Isto, que nos recordemos. Temos de concordar que é muito pouco para uma região com tantas potencialidades...

Aveiro possui também os seus cineastas – cineastas amadores, entenda-se. Realizou-se, aliás, na cidade dos canais, no ano de 1970, no Primeiro Congresso Nacional de cinema de Amadores, por iniciativa da respectiva Secção do Clube dos Galitos.

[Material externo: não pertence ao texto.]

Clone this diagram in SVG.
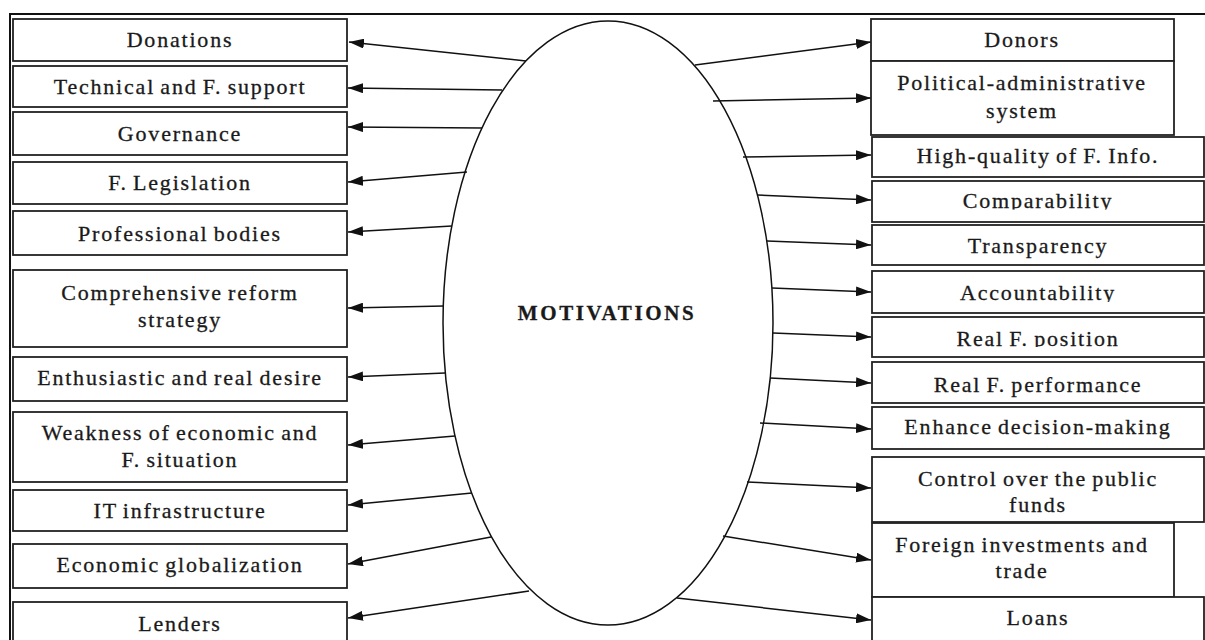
<svg xmlns="http://www.w3.org/2000/svg" width="1205" height="640" viewBox="0 0 1205 640">
<style>
.box{fill:#fff;stroke:#222;stroke-width:1.8}
.t{font-family:"Liberation Serif","Times New Roman",serif;font-size:22px;letter-spacing:1.8px;word-spacing:-2px;fill:#1a1a1a;stroke:#1a1a1a;stroke-width:0.3;text-anchor:middle}
.c{fill:none;stroke:#111;stroke-width:1.5}
.frame{fill:none;stroke:#111;stroke-width:2}
</style>
<defs>
<marker id="ah" markerUnits="userSpaceOnUse" markerWidth="16" markerHeight="10" refX="15" refY="5" orient="auto">
<path d="M0,0 L15,5 L0,10 Z" fill="#111"/>
</marker>
<clipPath id="clipComp"><rect x="872" y="181" width="332" height="28.5"/></clipPath>
<clipPath id="clipAcc"><rect x="872" y="271" width="332" height="31"/></clipPath>
<clipPath id="clipPos"><rect x="872" y="317" width="332" height="30"/></clipPath>
</defs>
<rect width="1205" height="640" fill="#fff"/>
<rect class="frame" x="10" y="14" width="1210" height="640"/>

<g id="motivations">
<ellipse cx="608" cy="323" rx="165" ry="302" fill="#fff" stroke="#111" stroke-width="1.5"/>
<text x="607" y="320" class="t" style="font-weight:bold;font-size:21px;letter-spacing:2.6px">MOTIVATIONS</text>
</g>

<g id="connectors">
<line class="c" x1="526" y1="61" x2="349" y2="42" marker-end="url(#ah)"/>
<line class="c" x1="502" y1="90" x2="348" y2="88" marker-end="url(#ah)"/>
<line class="c" x1="482" y1="128" x2="348" y2="127" marker-end="url(#ah)"/>
<line class="c" x1="467" y1="172" x2="348" y2="182" marker-end="url(#ah)"/>
<line class="c" x1="452" y1="226" x2="348" y2="232" marker-end="url(#ah)"/>
<line class="c" x1="444" y1="306" x2="348" y2="308" marker-end="url(#ah)"/>
<line class="c" x1="445" y1="373" x2="348" y2="377" marker-end="url(#ah)"/>
<line class="c" x1="455" y1="436" x2="348" y2="445" marker-end="url(#ah)"/>
<line class="c" x1="472" y1="493" x2="348" y2="505" marker-end="url(#ah)"/>
<line class="c" x1="491" y1="537" x2="348" y2="564" marker-end="url(#ah)"/>
<line class="c" x1="529" y1="591" x2="348" y2="618" marker-end="url(#ah)"/>

<line class="c" x1="695" y1="65" x2="871" y2="42" marker-end="url(#ah)"/>
<line class="c" x1="713" y1="101" x2="871" y2="98" marker-end="url(#ah)"/>
<line class="c" x1="743" y1="157" x2="871" y2="155" marker-end="url(#ah)"/>
<line class="c" x1="757" y1="195" x2="871" y2="200" marker-end="url(#ah)"/>
<line class="c" x1="767" y1="241" x2="871" y2="245" marker-end="url(#ah)"/>
<line class="c" x1="772" y1="288" x2="871" y2="292" marker-end="url(#ah)"/>
<line class="c" x1="773" y1="333" x2="871" y2="337" marker-end="url(#ah)"/>
<line class="c" x1="770" y1="378" x2="871" y2="383" marker-end="url(#ah)"/>
<line class="c" x1="760" y1="423" x2="871" y2="429" marker-end="url(#ah)"/>
<line class="c" x1="747" y1="482" x2="871" y2="488" marker-end="url(#ah)"/>
<line class="c" x1="723" y1="536" x2="871" y2="560" marker-end="url(#ah)"/>
<line class="c" x1="677" y1="598" x2="871" y2="620" marker-end="url(#ah)"/>
</g>

<g id="donations"><rect class="box" x="13" y="19" width="334" height="42"/><text class="t" x="180" y="47">Donations</text></g>
<g id="technical-support"><rect class="box" x="13" y="66" width="334" height="41"/><text class="t" x="180" y="94">Technical and F. support</text></g>
<g id="governance"><rect class="box" x="13" y="112" width="334" height="43"/><text class="t" x="180" y="141">Governance</text></g>
<g id="legislation"><rect class="box" x="13" y="162" width="334" height="42"/><text class="t" x="180" y="190">F. Legislation</text></g>
<g id="professional-bodies"><rect class="box" x="13" y="211" width="334" height="44"/><text class="t" x="180" y="241">Professional bodies</text></g>
<g id="reform-strategy"><rect class="box" x="13" y="270" width="334" height="77"/><text class="t" x="180" y="300">Comprehensive reform</text><text class="t" x="180" y="327">strategy</text></g>
<g id="desire"><rect class="box" x="13" y="357" width="334" height="44"/><text class="t" x="180" y="385">Enthusiastic and real desire</text></g>
<g id="weakness"><rect class="box" x="13" y="412" width="334" height="70"/><text class="t" x="180" y="440">Weakness of economic and</text><text class="t" x="180" y="467">F. situation</text></g>
<g id="it-infrastructure"><rect class="box" x="13" y="490" width="334" height="41"/><text class="t" x="180" y="518">IT infrastructure</text></g>
<g id="globalization"><rect class="box" x="13" y="544" width="334" height="44"/><text class="t" x="180" y="572">Economic globalization</text></g>
<g id="lenders"><rect class="box" x="13" y="602" width="334" height="50"/><text class="t" x="180" y="631">Lenders</text></g>

<g id="donors"><rect class="box" x="871" y="19" width="303" height="42"/><text class="t" x="1022" y="47">Donors</text></g>
<g id="political"><rect class="box" x="871" y="61" width="303" height="74"/><text class="t" x="1022" y="90">Political-administrative</text><text class="t" x="1022" y="118">system</text></g>
<g id="high-quality"><rect class="box" x="872" y="137" width="332" height="40"/><text class="t" x="1038" y="163">High-quality of F. Info.</text></g>
<g id="comparability"><rect class="box" x="872" y="181" width="332" height="41"/><text class="t" x="1038" y="208" clip-path="url(#clipComp)">Comparability</text></g>
<g id="transparency"><rect class="box" x="872" y="225" width="332" height="40"/><text class="t" x="1038" y="253">Transparency</text></g>
<g id="accountability"><rect class="box" x="872" y="271" width="332" height="42"/><text class="t" x="1038" y="300" clip-path="url(#clipAcc)">Accountability</text></g>
<g id="position"><rect class="box" x="872" y="317" width="332" height="40"/><text class="t" x="1038" y="346" clip-path="url(#clipPos)">Real F. position</text></g>
<g id="performance"><rect class="box" x="872" y="362" width="332" height="41"/><text class="t" x="1038" y="392">Real F. performance</text></g>
<g id="decision-making"><rect class="box" x="872" y="407" width="332" height="42"/><text class="t" x="1038" y="434">Enhance decision-making</text></g>
<g id="control"><rect class="box" x="872" y="457" width="332" height="65"/><text class="t" x="1038" y="486">Control over the public</text><text class="t" x="1038" y="512">funds</text></g>
<g id="foreign"><rect class="box" x="872" y="523" width="302" height="74"/><text class="t" x="1022" y="552">Foreign investments and</text><text class="t" x="1022" y="578">trade</text></g>
<g id="loans"><rect class="box" x="872" y="597" width="332" height="55"/><text class="t" x="1038" y="625">Loans</text></g>
</svg>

Cineastas amadores, cineastas livres. Como não? A palavra «amadores» no-lo inculca. Mas «livres» não significa sem limitações – e limitações das mais diversas naturezas. Algumas mesmo resultantes, como dizia alguém no Congresso acima referido, duma liberdade burguesa mal-entendida (sem determinadas responsabilidades sociais), facto que conduz muitas vezes a um individualismo exacerbado e até a uma espécie de narcisismo e de «torre de marfim». Por isso, nem sempre estes amadores de cinema se devem confundir com verdadeiros cineastas independentes.

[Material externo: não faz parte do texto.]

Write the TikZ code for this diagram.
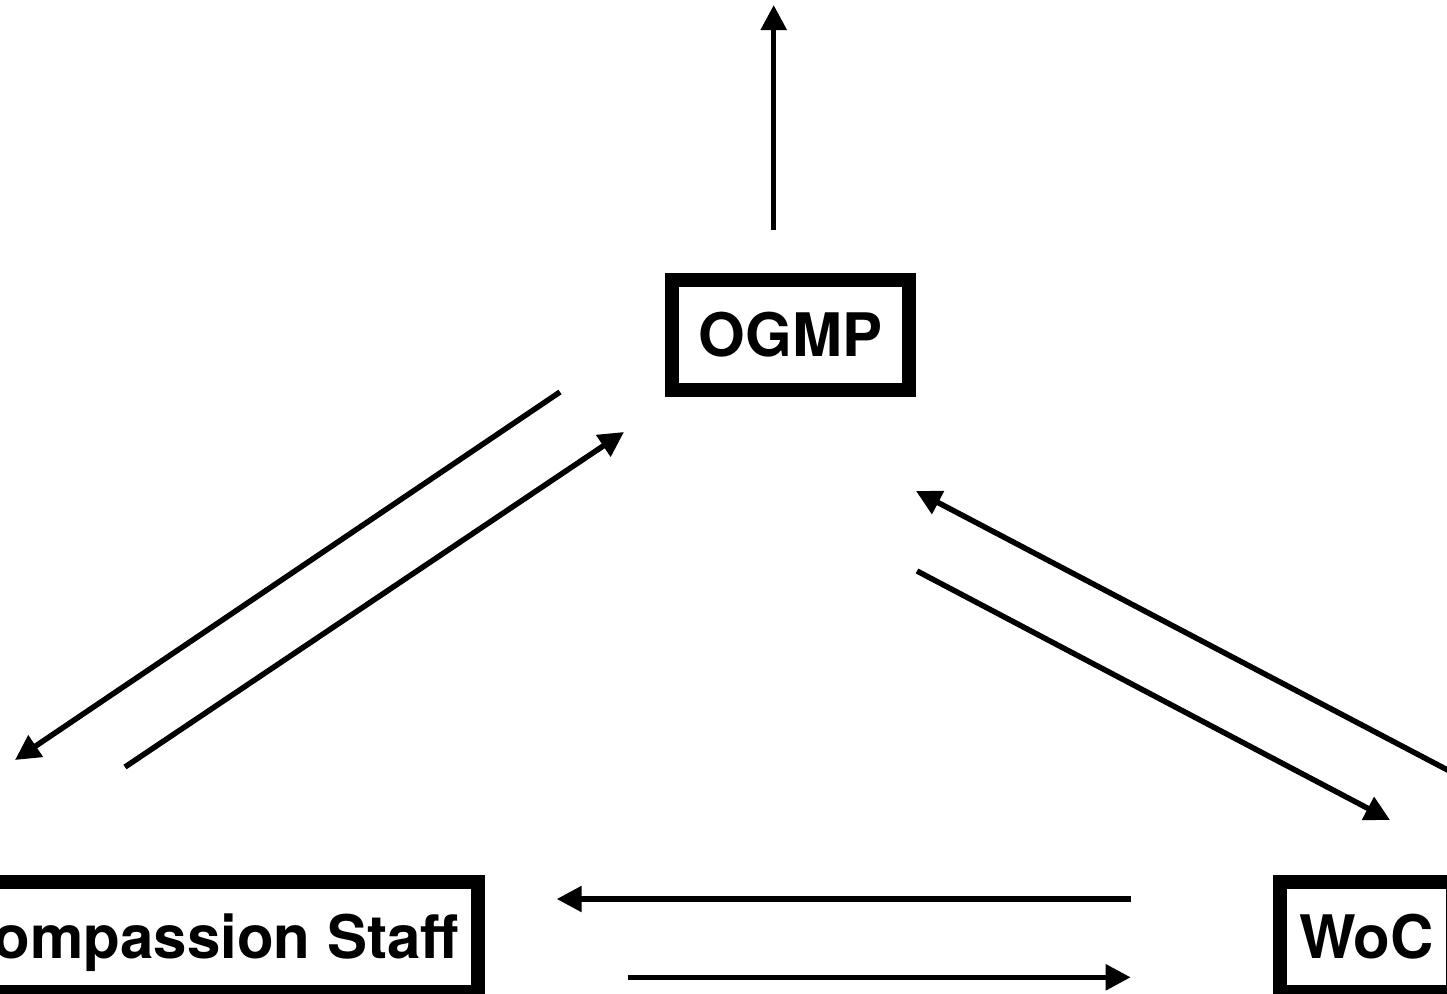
\documentclass[tikz,border=0pt]{standalone}
\usepackage{fontspec}
\setmainfont{TeX Gyre Heros}
\usetikzlibrary{positioning}
\usetikzlibrary{arrows.meta}

\tikzset{
	box/.style={draw, line width=14pt, minimum height=110pt, inner xsep=19pt,
		text height=43pt, text depth=0pt, font=\fontsize{60}{64}\selectfont\bfseries},
	flow/.style={line width=5.5pt, -{Triangle[length=25pt,width=25pt]}}
}

\begin{document}
\begin{tikzpicture}[x=1pt,y=-1pt]
	\clip (0,0) rectangle (1447,993);
	\fill[white] (0,0) rectangle (1447,993);

	\node[box,minimum width=237pt] (ogmp) at (790.5,334.8) {OGMP};
	\node[box,anchor=east] (staff) at (485,937) {Compassion Staff};
	\node[box,anchor=west] (woc) at (1273,937) {WoC};

	% free ends of the arrows
	\coordinate (up0) at (773.7,230);
	\coordinate (up1) at (773.7,5);
	\coordinate (os0) at (560,392);
	\coordinate (os1) at (15,760);
	\coordinate (so0) at (125,767);
	\coordinate (so1) at (624,432);
	\coordinate (wo0) at (1480,787);
	\coordinate (wo1) at (916,491);
	\coordinate (ow0) at (917,571);
	\coordinate (ow1) at (1390,820);
	\coordinate (ws0) at (1130.7,899);
	\coordinate (ws1) at (556.7,899);
	\coordinate (sw0) at (628,977.3);
	\coordinate (sw1) at (1130.7,977.3);

	\draw[flow] (up0) -- (up1);
	\draw[flow] (os0) -- (os1);
	\draw[flow] (so0) -- (so1);
	\draw[flow] (wo0) -- (wo1);
	\draw[flow] (ow0) -- (ow1);
	\draw[flow] (ws0) -- (ws1);
	\draw[flow] (sw0) -- (sw1);
\end{tikzpicture}
\end{document}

Alguns dos cineastas amadores aveirenses ou do respectivo distrito contam-se entre os melhores do país. Referimo-nos, sobretudo, a Vasco Branco e a Matos Barbosa. Também eles dedicaram alguns filmes (de 8 mm) à sua região, nomeadamente, «Gente Trigueira» e «O Espelho da Cidade», no caso do primeiro, e «Companha» (sobre a labuta da pesca na Praia do Furadouro), no que respeita ao segundo. Tudo feito, aliás, com as limitações que o tipo de amadorismo que / 63 / adoptaram impunha na época em que realizaram esses filmes, e que ainda hoje subsistem. Aliás, até agora, nunca estes dois cineastas ultrapassaram devidamente essas limitações, inclusive algumas de natureza técnica, lançando-se em trabalhos com bases mais consistentes. Há tempos, contudo, houve uma tentativa, à volta de Vasco Branco, de se criar um grupo de cinema independente convenientemente equipado e preparado para a realização de filmes que obedecessem a certas exigências estéticas, linguísticas e técnicas. Mas não foi possível levar tal iniciativa a bom termo. Algumas sequências de ensaio filmadas (em mudo) numa das regiões mais desconhecidas e mais remotas do distrito, ficaram apenas como recordação duma iniciativa que nem chegou, verdadeiramente, a sair do ovo.

Não há dúvida que muito há a fazer, e que muito pouco se fez até aqui, não só para revelar o distrito de Aveiro através do cinema, mas também para que a sua gente possa contribuir com alguma coisa para um ramo de arte tão importante como a semiose fílmica. Por ora, não há indício de que se possa superar uma tal situação.